Here are the two bowls I made from the American Chestnut I started with in a post in June. The one on the left is the one I highlighted through the series of posts, so I’ll start with a few shots of that one.
The pith-down orientation results in a growth ring pattern roughly parallel to the arch of the handles and in harmony with the upswept rim of the bowl. The effect is pretty pronounced given the color variations in this piece of chestnut.
Same with the concentric oval pattern in the hollow.
Here’s an overhead shot of that. Those color variations were relatively subtle until the oil hit the wood, then the chestnut really started to speak up.
The shot above shows the various facets of the exterior surface before oiling.
Once the oil hit, I decided to leave the character of the wood speak for itself rather than do any additional decorative carving on that upper side panel. Might have been a bit like writing a letter onto a sheet of the morning newspaper.

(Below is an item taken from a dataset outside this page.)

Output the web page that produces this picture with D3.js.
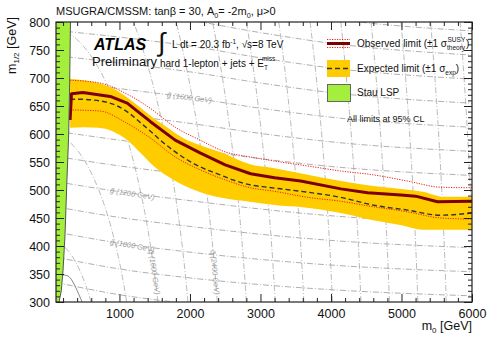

The design for the second chestnut bowl is mainly a result of trying to make the most of the given blank. The log had some defects that led me to this broad, relatively shallow, more-rectangular bowl. The widely spaced growth rings and the pith-up orientation created a sort of mottled pattern in the hollow. I ran the gouge cuts with the grain from handle to handle.
On the exterior, the large foot is a reflection of the broad shallowly-sloped bowl hollow.
I had some fun with bold crisp paring cuts with a 8 gouge.
This stand of majestic American chestnut trees escaped the blight for well over a century, but it found them eventually. The bowls are now out of my hands and will soon be with some folks who were part of the team that assured these trees will have a second life.